→ WORK TO DO
Your task is to reproduce, verbatim and without pictures, the lines from the opening of the listing through the line containing "140, 167, 180.5]".

··· LISTED RECORDS

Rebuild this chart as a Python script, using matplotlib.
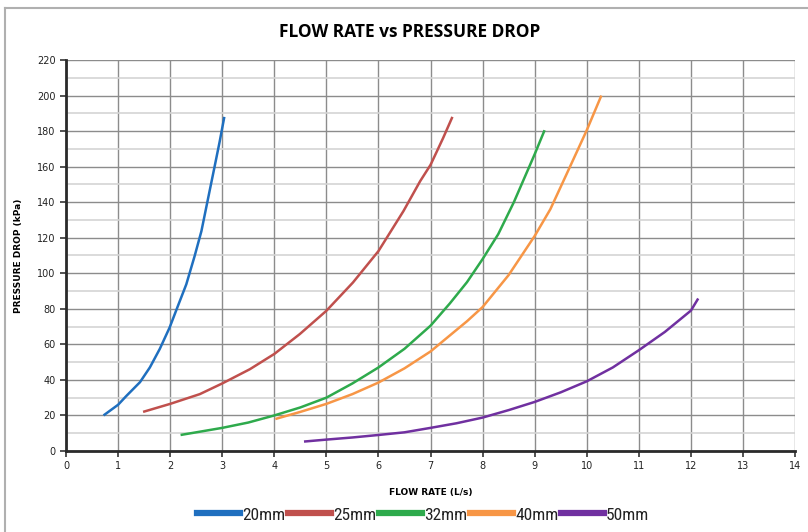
import numpy as np
import matplotlib
matplotlib.use('Agg')
from matplotlib import pyplot as plt
from matplotlib import font_manager
from matplotlib.lines import Line2D

# Flow rate (L/s) vs pressure drop (kPa)
x_20 = [0.72, 1.0, 1.16, 1.42, 1.61, 1.80, 1.99, 2.15, 2.31, 2.47, 2.60, 2.73, 2.86, 2.95, 3.04]
y_20 = [20, 26, 31, 38.7, 47, 57.4, 69.5, 81.7, 93.8, 109.7, 123.7, 142.4, 161, 174, 188]

x_25 = [1.48, 2.0, 2.57, 3.0, 3.53, 4.0, 4.49, 5.0, 5.51, 6.0, 6.48, 6.80, 7.0, 7.24, 7.42]
y_25 = [22, 26.5, 32, 38, 46, 54.6, 65.8, 78.9, 94.8, 112.5, 135, 151.8, 161, 176, 188]

x_32 = [2.2, 2.5, 3.0, 3.5, 4.0, 4.5, 5.0, 5.5, 6.0, 6.5, 7.0, 7.37, 7.7, 8.0, 8.3, 8.6, 9.0, 9.19]
y_32 = [9, 10.5, 13, 16, 20, 24.5, 30, 38, 47, 57.5, 70.5, 83, 95, 108, 122, 140, 167, 180.5]

x_40 = [4.02, 4.5, 5.0, 5.5, 6.0, 6.5, 7.0, 7.37, 7.7, 8.0, 8.5, 9.0, 9.3, 9.6, 10.0, 10.28]
y_40 = [18, 22, 26.5, 32, 38.5, 46.5, 56, 65, 73, 81, 99, 121, 136, 155, 180.5, 200]

x_50 = [4.57, 5.0, 5.5, 6.0, 6.5, 7.0, 7.5, 8.0, 8.5, 9.0, 9.5, 10.0, 10.5, 11.0, 11.5, 12.0, 12.14]
y_50 = [5.3, 6.4, 7.6, 9, 10.5, 13, 15.6, 18.8, 23, 27.6, 33, 39.2, 47, 56.7, 67, 79, 85.8]

labels = ['20mm', '25mm', '32mm', '40mm', '50mm']
colors = ['#1f6fbf', '#c0504d', '#2eaa4c', '#f79646', '#7030a0']

# pick a narrow font for the legend if one is installed
names = {f.name for f in font_manager.fontManager.ttflist}
leg_prop = {'family': 'DejaVu Sans', 'stretch': 'condensed', 'size': 11}
for cand in ['Liberation Sans Narrow', 'Roboto Condensed', 'Open Sans Condensed']:
    if cand in names:
        leg_prop = {'family': cand, 'size': 12.5}
        break

fig = plt.figure(figsize=(8.08, 5.32), dpi=100)
ax = fig.add_axes([0.0817, 0.1523, 0.9023, 0.7349])

series = [(x_20, y_20), (x_25, y_25), (x_32, y_32), (x_40, y_40), (x_50, y_50)]
for (xs, ys), c in zip(series, colors):
    ax.plot(xs, ys, color=c, lw=1.8, solid_capstyle='butt', solid_joinstyle='round', zorder=3)

ax.set_xlim(0, 14)
ax.set_ylim(0, 220)
ax.set_xticks(np.arange(0, 15, 1))
ax.set_yticks(np.arange(0, 221, 20))
ax.set_yticks(np.arange(10, 220, 20), minor=True)
ax.grid(which='major', color='#8c8c8c', lw=1.0)
ax.grid(which='minor', axis='y', color='#d4d4d4', lw=1.2)
ax.tick_params(which='minor', length=0)
ax.tick_params(which='major', direction='out', length=4, width=1.2, color='#333333',
               labelsize=7, labelcolor='#222222')
ax.set_axisbelow(True)

for s in ['top', 'right']:
    ax.spines[s].set_visible(False)
for s in ['left', 'bottom']:
    ax.spines[s].set_color('#2a2a2a')
    ax.spines[s].set_linewidth(2)

ax.set_xlabel('FLOW RATE (L/s)', fontsize=6.5, fontweight='bold', labelpad=12)
ax.set_ylabel('PRESSURE DROP (kPa)', fontsize=6.5, fontweight='bold', labelpad=10)

fig.text(0.507, 0.94, 'FLOW RATE vs PRESSURE DROP', ha='center', va='center',
         fontsize=12.5, fontweight='bold', family=['Open Sans', 'DejaVu Sans'])

# outer chart frame (top and left edges visible)
fig.add_artist(Line2D([0.006, 0.006], [0, 0.985], color='#b0b0b0', lw=1.5,
                      transform=fig.transFigure))
fig.add_artist(Line2D([0.006, 1.0], [0.985, 0.985], color='#b0b0b0', lw=1.5,
                      transform=fig.transFigure))

handles = [Line2D([], [], color=c, lw=4.5) for c in colors]
leg = fig.legend(handles, labels, loc='center', bbox_to_anchor=(0.524, 0.032), ncol=5,
                 frameon=False, handlelength=2.45, handletextpad=0.15, columnspacing=0.15,
                 prop=leg_prop)
for t in leg.get_texts():
    t.set_color('#222222')

fig.savefig('out.png', dpi=100)
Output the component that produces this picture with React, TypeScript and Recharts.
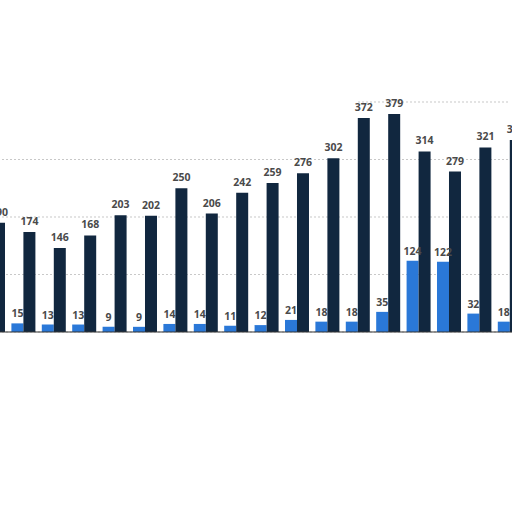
import React from "react";
import {
  BarChart,
  Bar,
  XAxis,
  YAxis,
  CartesianGrid,
  LabelList,
  ReferenceLine,
} from "recharts";

// categories are cut off in the source image, so their names are unknown
const categories = [
  "1", "2", "3", "4", "5", "6", "7", "8", "9",
  "10", "11", "12", "13", "14", "15", "16", "17", "18",
];
const lightValues = [
  null, 15, 13, 13, 9, 9, 14, 14, 11, 12, 21, 18, 18, 35, 124, 122, 32, 18,
];
const darkValues = [
  190, 174, 146, 168, 203, 202, 250, 206, 242, 259, 276, 302, 372, 379, 314,
  279, 321, 334,
];
const yTicks = [0, 100, 200, 300];

const data = categories.map((name, i) => ({
  name,
  light: lightValues[i],
  dark: darkValues[i],
}));

const labelStyle = {
  fill: "#4a4a4a",
  fontSize: 10.5,
  fontWeight: 700,
  fontFamily: "'Open Sans', sans-serif",
};

const App: React.FC = () => {
  return (
    <div
      style={{
        position: "fixed",
        left: 0,
        top: 0,
        width: 512,
        height: 512,
        overflow: "hidden",
        background: "#fff",
      }}
    >
      <div style={{ marginLeft: -21.6 }}>
        <BarChart
          width={547.2}
          height={512}
          data={data}
          margin={{ top: 102, right: 0, left: 0, bottom: 170 }}
          barGap={0}
        >
          <CartesianGrid
            vertical={false}
            strokeDasharray="2 2"
            stroke="#c8c8c8"
            horizontalValues={yTicks}
            syncWithTicks={false}
          />
          <XAxis
            dataKey="name"
            tick={false}
            tickLine={false}
            height={10}
            axisLine={{ stroke: "#333" }}
          />
          <YAxis hide domain={[0, 400]} ticks={yTicks} />
          <ReferenceLine
            segment={[
              { x: "13", y: 400 },
              { x: "18", y: 400 },
            ]}
            stroke="#c8c8c8"
            strokeDasharray="2 2"
            ifOverflow="visible"
          />
          <Bar
            dataKey="light"
            fill="#2a78d8"
            barSize={12}
            isAnimationActive={false}
          >
            <LabelList dataKey="light" position="top" offset={6} style={labelStyle} />
          </Bar>
          <Bar
            dataKey="dark"
            fill="#11273f"
            barSize={12}
            isAnimationActive={false}
          >
            <LabelList dataKey="dark" position="top" offset={7} style={labelStyle} />
          </Bar>
        </BarChart>
      </div>
    </div>
  );
};

export default App;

······

→ TASK SOLUTION
Rebuild this chart as a Python script, using matplotlib.
import numpy as np
import matplotlib
matplotlib.use('Agg')
from matplotlib import pyplot as plt
from matplotlib import font_manager
from matplotlib.lines import Line2D

# Flow rate (L/s) vs pressure drop (kPa)
x_20 = [0.72, 1.0, 1.16, 1.42, 1.61, 1.80, 1.99, 2.15, 2.31, 2.47, 2.60, 2.73, 2.86, 2.95, 3.04]
y_20 = [20, 26, 31, 38.7, 47, 57.4, 69.5, 81.7, 93.8, 109.7, 123.7, 142.4, 161, 174, 188]

x_25 = [1.48, 2.0, 2.57, 3.0, 3.53, 4.0, 4.49, 5.0, 5.51, 6.0, 6.48, 6.80, 7.0, 7.24, 7.42]
y_25 = [22, 26.5, 32, 38, 46, 54.6, 65.8, 78.9, 94.8, 112.5, 135, 151.8, 161, 176, 188]

x_32 = [2.2, 2.5, 3.0, 3.5, 4.0, 4.5, 5.0, 5.5, 6.0, 6.5, 7.0, 7.37, 7.7, 8.0, 8.3, 8.6, 9.0, 9.19]
y_32 = [9, 10.5, 13, 16, 20, 24.5, 30, 38, 47, 57.5, 70.5, 83, 95, 108, 122, 140, 167, 180.5]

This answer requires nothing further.